=== PROBLEM STATEMENT ===
Keep every line where the word "matplotlib" appears; drop the rest.

=== INPUT FOR THIS TASK ===
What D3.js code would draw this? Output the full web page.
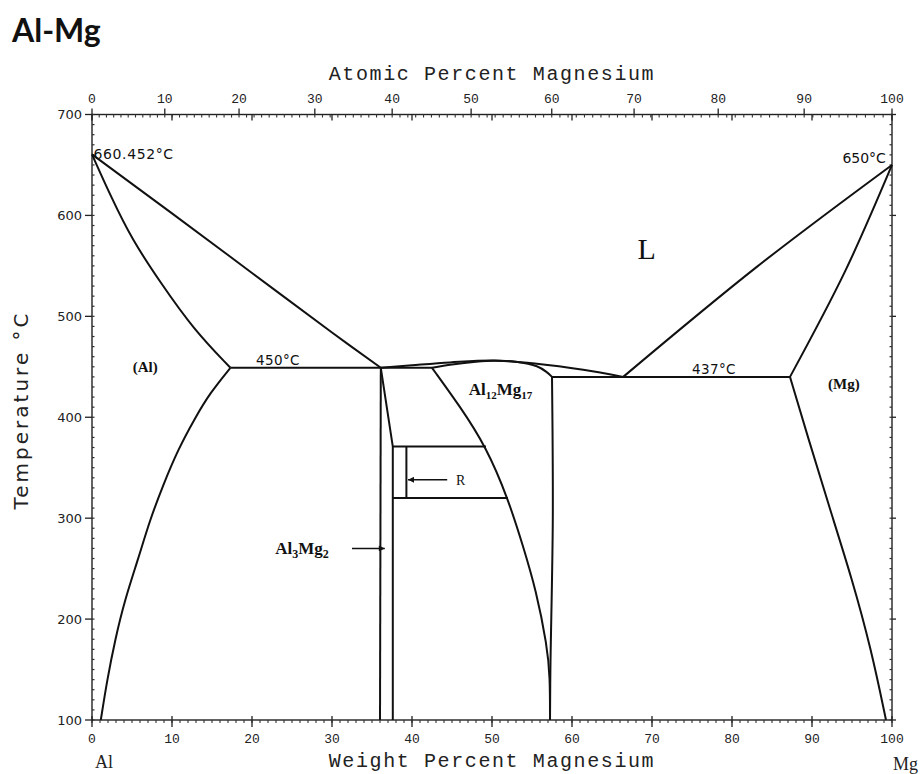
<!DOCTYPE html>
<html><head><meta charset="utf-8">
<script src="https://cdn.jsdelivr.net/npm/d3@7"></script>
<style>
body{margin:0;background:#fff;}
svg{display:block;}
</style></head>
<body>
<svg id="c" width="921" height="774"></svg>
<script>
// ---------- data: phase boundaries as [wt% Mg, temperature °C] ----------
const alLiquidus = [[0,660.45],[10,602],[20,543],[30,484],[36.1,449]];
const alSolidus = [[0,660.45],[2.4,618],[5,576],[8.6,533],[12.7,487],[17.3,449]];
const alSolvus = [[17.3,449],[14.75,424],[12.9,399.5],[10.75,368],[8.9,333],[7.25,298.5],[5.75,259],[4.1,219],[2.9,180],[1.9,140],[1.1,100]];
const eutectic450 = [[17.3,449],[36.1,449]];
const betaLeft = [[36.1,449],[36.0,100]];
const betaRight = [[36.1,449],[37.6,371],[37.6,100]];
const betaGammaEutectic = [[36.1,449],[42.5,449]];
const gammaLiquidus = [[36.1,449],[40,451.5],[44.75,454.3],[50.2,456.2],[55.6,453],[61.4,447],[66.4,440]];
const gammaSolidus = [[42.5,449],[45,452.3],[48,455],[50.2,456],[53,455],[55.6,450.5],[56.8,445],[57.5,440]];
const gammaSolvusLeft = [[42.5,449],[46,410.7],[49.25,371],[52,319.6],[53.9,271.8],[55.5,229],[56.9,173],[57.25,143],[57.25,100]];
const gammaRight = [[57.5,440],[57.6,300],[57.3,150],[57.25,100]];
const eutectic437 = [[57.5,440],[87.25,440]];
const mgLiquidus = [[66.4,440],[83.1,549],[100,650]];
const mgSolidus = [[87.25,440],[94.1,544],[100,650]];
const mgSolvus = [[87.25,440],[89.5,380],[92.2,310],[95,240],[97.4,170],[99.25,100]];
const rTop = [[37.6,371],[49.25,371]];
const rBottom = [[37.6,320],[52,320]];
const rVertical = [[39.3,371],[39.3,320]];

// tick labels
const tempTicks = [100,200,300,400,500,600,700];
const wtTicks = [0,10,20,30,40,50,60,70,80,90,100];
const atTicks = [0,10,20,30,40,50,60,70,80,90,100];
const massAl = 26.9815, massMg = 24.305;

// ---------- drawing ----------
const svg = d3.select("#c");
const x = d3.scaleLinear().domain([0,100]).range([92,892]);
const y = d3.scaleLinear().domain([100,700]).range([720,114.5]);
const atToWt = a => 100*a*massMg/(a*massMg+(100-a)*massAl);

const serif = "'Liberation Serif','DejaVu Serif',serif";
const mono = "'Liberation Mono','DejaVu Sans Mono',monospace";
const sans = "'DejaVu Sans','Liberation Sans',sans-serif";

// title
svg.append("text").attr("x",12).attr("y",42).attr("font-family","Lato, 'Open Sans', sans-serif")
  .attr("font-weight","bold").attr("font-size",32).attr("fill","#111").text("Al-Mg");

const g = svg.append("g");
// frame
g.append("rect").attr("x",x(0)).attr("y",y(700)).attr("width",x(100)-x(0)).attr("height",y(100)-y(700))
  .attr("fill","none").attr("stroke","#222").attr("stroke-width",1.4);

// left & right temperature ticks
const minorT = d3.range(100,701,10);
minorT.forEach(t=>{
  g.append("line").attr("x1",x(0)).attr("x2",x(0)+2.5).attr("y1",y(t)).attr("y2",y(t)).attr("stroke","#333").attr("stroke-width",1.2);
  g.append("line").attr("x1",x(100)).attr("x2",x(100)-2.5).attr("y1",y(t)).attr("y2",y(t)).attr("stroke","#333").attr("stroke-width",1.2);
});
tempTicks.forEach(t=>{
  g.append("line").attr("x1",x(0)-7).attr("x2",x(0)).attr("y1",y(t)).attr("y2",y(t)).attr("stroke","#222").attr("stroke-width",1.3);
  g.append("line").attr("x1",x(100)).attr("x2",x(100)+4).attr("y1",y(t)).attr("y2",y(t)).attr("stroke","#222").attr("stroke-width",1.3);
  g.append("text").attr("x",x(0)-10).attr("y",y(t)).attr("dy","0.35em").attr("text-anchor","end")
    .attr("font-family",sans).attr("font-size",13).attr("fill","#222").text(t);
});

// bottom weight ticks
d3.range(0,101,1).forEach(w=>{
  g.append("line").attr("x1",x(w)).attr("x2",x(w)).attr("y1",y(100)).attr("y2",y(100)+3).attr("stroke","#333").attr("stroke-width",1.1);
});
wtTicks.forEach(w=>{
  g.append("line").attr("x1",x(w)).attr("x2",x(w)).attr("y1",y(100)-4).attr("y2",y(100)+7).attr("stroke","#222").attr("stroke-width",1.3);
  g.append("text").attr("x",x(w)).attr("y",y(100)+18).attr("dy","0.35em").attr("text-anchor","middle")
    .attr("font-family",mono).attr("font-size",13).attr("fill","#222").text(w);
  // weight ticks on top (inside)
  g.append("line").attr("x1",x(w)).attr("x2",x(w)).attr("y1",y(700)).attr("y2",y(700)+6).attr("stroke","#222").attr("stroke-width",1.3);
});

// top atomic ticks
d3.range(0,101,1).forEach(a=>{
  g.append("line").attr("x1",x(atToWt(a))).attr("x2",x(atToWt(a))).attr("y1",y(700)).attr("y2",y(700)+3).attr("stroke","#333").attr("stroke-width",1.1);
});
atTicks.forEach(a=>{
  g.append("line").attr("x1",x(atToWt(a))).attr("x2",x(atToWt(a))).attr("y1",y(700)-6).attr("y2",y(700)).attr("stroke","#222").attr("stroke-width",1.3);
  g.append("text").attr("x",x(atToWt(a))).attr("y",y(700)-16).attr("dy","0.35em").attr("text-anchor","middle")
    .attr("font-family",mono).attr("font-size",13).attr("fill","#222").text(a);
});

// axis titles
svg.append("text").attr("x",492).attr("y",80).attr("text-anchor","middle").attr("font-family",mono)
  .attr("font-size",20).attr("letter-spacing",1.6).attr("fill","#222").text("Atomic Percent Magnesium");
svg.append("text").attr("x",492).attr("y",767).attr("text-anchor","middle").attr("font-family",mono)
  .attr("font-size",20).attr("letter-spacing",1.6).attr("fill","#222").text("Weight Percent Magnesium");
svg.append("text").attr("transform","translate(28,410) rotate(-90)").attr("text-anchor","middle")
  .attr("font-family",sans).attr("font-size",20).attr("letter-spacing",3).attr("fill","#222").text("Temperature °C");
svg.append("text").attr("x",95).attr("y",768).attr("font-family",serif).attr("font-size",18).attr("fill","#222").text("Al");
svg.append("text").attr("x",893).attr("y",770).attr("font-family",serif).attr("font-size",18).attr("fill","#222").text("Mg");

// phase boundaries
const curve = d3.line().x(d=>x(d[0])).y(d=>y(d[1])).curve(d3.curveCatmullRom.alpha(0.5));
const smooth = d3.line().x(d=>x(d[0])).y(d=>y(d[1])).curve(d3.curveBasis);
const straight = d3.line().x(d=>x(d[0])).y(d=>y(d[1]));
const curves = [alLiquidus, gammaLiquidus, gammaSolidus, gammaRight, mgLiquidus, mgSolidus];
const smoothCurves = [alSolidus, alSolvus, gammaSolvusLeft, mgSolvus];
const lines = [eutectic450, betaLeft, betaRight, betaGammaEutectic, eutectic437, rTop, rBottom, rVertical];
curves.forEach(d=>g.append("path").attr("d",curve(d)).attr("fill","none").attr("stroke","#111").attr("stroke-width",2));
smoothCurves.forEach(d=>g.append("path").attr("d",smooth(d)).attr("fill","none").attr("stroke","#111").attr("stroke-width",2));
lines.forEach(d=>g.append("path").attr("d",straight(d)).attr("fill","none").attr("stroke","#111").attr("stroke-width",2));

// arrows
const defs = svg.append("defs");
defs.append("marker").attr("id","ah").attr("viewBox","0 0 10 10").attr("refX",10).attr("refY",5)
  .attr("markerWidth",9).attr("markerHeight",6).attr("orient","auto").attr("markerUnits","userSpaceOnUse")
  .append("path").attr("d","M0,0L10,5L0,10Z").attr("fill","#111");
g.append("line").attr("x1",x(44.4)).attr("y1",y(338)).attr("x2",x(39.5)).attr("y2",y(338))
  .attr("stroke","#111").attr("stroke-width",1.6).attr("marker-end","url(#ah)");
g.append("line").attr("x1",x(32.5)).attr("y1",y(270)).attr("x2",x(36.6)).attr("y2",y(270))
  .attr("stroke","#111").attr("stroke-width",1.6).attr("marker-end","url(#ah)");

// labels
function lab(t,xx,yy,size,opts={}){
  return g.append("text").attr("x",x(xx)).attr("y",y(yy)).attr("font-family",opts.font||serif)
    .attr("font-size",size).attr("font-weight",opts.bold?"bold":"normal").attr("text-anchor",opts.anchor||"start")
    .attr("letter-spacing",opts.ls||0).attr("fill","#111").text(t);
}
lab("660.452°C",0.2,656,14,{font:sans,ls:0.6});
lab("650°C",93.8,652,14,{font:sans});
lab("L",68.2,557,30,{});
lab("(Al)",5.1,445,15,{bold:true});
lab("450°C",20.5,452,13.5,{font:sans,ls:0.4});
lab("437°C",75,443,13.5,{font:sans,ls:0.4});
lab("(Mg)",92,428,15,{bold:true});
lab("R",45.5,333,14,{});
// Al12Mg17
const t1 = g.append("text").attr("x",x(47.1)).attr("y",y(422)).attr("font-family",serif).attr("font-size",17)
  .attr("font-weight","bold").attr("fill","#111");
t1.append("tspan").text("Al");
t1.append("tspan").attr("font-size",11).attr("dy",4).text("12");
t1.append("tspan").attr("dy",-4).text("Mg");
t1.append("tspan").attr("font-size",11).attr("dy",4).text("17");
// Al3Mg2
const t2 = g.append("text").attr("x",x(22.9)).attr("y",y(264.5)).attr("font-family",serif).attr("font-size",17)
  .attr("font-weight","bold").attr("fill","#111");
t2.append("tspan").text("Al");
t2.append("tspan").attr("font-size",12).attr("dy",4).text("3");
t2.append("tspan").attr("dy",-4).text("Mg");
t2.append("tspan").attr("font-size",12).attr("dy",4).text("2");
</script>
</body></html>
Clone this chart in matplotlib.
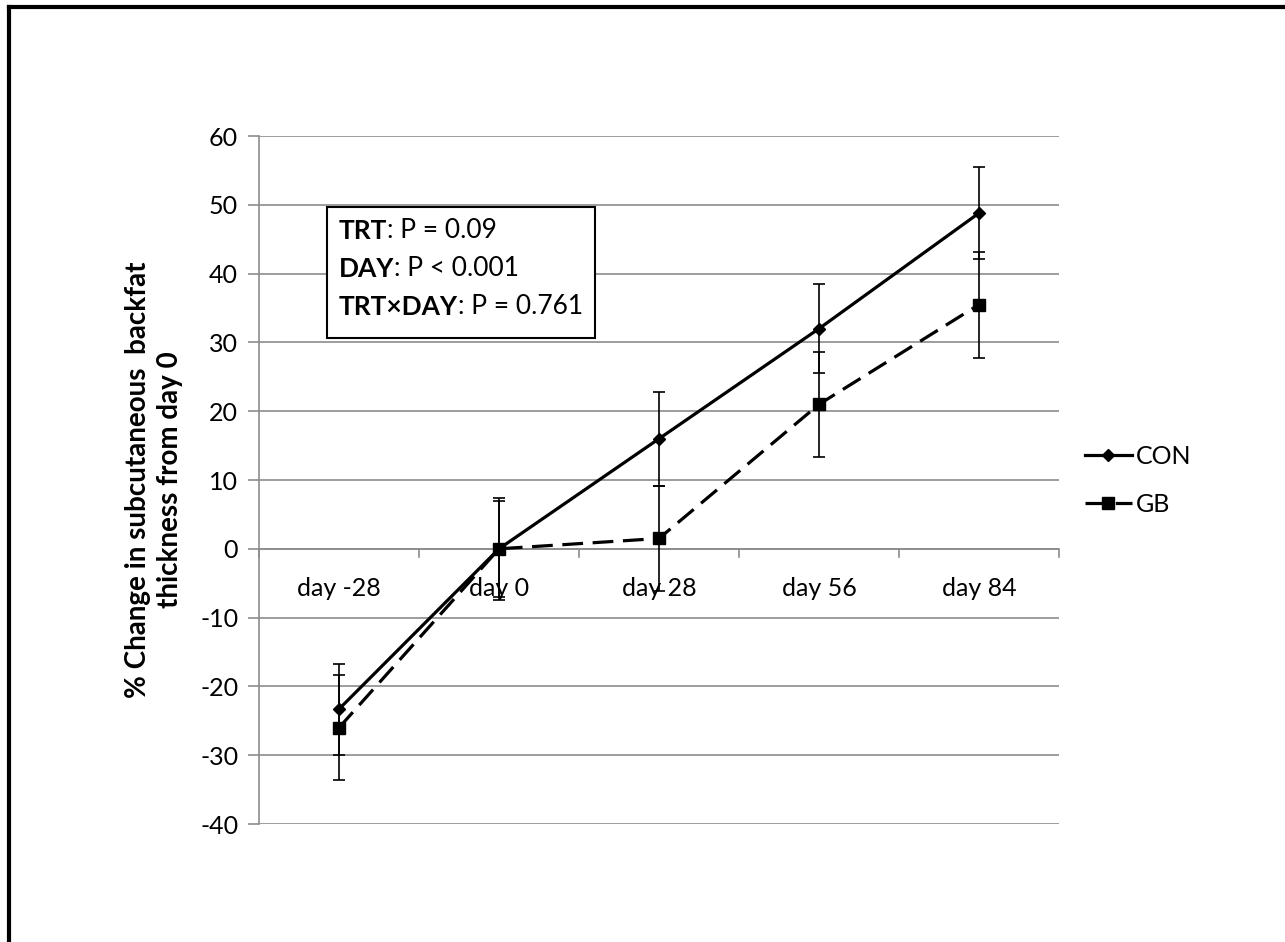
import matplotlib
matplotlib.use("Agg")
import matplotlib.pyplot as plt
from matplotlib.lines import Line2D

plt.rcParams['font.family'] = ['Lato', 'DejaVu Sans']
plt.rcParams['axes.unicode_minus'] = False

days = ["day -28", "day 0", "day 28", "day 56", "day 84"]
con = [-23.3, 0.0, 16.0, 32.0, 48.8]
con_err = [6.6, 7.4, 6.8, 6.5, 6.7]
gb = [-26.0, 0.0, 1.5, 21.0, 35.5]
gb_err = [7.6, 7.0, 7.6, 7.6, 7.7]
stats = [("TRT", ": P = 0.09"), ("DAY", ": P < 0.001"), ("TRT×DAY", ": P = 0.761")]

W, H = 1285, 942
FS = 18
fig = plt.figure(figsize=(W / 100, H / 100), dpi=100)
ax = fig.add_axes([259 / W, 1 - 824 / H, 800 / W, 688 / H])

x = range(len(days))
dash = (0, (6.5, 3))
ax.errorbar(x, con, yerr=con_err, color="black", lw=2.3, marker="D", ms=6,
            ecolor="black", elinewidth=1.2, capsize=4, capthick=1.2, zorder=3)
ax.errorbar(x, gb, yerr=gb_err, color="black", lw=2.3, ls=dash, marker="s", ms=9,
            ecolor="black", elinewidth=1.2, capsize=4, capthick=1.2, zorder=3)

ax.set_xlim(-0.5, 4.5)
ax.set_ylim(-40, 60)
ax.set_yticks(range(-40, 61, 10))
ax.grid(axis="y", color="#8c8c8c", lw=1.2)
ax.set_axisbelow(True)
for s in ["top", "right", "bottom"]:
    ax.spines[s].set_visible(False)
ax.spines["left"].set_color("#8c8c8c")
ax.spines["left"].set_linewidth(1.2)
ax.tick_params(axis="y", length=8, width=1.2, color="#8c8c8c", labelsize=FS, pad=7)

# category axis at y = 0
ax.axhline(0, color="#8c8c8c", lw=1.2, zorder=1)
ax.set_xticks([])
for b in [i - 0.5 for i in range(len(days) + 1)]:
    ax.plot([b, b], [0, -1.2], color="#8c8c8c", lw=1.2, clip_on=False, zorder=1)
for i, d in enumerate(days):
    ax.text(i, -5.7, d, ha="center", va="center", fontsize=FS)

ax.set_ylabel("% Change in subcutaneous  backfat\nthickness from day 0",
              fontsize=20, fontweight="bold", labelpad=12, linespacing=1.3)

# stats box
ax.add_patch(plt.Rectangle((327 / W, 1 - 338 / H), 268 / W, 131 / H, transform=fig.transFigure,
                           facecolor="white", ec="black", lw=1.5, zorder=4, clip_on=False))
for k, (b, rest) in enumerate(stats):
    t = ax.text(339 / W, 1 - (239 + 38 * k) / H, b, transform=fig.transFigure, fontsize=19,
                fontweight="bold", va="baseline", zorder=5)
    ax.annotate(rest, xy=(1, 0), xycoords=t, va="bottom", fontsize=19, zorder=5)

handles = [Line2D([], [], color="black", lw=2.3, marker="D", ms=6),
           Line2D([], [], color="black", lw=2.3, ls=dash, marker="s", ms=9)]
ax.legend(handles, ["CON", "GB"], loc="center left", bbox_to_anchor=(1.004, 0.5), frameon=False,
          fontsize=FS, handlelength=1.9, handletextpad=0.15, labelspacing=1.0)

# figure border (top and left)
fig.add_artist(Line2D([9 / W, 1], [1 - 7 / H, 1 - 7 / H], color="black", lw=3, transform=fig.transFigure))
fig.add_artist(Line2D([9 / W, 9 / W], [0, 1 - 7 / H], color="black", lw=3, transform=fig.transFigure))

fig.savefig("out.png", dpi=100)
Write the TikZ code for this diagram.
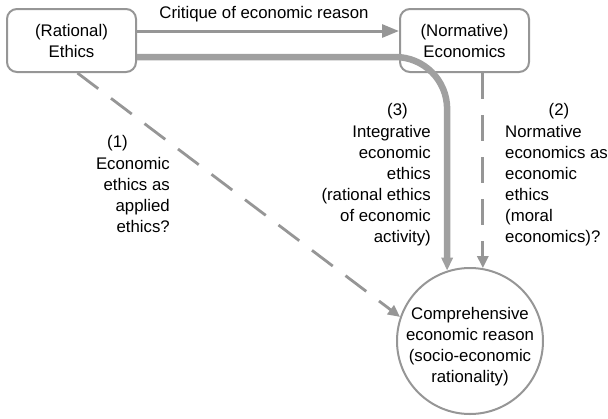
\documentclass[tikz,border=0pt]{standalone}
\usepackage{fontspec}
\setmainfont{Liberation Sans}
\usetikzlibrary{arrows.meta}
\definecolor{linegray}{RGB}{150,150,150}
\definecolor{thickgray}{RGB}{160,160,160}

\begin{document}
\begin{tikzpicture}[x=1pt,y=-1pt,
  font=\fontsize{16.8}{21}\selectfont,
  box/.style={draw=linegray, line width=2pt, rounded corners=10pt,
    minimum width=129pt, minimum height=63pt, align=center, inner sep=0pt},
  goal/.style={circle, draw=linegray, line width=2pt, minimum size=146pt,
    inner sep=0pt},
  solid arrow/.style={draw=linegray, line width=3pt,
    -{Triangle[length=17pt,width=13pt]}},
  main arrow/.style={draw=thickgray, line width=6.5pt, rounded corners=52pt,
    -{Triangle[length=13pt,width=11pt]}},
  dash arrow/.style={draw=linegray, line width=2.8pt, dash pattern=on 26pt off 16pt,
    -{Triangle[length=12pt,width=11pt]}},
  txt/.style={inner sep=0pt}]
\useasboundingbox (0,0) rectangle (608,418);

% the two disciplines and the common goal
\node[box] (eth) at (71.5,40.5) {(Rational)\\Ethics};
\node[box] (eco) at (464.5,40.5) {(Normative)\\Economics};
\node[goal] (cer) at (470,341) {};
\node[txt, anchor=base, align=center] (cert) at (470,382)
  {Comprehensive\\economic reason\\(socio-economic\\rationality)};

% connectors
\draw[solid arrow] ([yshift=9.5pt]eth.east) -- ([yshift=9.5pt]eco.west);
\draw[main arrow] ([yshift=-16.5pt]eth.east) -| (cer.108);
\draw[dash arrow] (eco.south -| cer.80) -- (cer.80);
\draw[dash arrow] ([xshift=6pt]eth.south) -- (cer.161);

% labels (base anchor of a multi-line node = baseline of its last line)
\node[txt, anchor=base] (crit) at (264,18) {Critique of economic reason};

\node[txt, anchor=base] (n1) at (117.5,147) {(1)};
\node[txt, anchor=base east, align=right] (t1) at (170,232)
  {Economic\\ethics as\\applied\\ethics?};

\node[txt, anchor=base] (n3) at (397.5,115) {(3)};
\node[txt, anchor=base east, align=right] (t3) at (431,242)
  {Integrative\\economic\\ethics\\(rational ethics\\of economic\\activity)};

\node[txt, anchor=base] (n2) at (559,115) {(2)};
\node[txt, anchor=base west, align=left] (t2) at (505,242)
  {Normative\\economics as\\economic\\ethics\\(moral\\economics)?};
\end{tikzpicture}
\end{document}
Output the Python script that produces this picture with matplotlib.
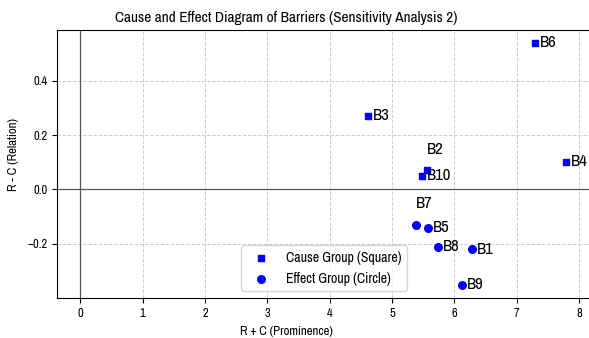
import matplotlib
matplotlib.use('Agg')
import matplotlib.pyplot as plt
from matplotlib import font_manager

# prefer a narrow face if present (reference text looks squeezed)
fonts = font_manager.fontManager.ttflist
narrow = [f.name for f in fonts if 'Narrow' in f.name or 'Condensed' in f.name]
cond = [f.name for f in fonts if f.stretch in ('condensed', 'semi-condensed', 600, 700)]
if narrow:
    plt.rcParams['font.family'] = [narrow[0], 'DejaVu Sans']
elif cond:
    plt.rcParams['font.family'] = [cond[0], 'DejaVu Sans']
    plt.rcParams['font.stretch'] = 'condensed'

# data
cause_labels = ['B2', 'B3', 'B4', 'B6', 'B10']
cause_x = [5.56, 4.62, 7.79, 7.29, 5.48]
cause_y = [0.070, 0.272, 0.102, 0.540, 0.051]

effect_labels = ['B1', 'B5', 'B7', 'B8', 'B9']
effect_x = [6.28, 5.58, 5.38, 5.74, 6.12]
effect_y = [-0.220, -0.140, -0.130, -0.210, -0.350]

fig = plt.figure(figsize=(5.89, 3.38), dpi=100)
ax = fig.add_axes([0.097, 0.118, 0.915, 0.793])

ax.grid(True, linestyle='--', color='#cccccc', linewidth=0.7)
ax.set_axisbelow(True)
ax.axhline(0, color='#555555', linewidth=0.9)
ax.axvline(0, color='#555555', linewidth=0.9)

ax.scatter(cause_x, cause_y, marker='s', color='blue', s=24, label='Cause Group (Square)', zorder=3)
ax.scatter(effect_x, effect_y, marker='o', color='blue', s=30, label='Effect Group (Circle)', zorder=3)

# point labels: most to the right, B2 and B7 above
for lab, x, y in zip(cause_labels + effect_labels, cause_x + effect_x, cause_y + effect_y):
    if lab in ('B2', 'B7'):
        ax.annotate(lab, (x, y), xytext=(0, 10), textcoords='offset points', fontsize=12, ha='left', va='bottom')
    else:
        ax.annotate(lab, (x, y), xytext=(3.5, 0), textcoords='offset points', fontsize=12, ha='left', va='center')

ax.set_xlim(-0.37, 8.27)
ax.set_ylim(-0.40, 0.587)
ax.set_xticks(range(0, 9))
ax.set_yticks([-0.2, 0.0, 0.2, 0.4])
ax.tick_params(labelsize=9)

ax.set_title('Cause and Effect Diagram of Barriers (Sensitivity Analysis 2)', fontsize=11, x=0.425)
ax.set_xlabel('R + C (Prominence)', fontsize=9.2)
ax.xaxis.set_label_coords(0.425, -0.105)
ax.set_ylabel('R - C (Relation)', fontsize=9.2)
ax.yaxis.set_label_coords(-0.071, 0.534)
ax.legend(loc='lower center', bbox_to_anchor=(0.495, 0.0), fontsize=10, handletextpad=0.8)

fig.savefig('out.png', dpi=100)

=== ANSWER TO THIS EXERCISE ===
Clone this chart in matplotlib.
import matplotlib
matplotlib.use("Agg")
import matplotlib.pyplot as plt
from matplotlib.lines import Line2D
Output the Python script that produces this picture with matplotlib.
import matplotlib
matplotlib.use('Agg')
import matplotlib.pyplot as plt
from matplotlib import font_manager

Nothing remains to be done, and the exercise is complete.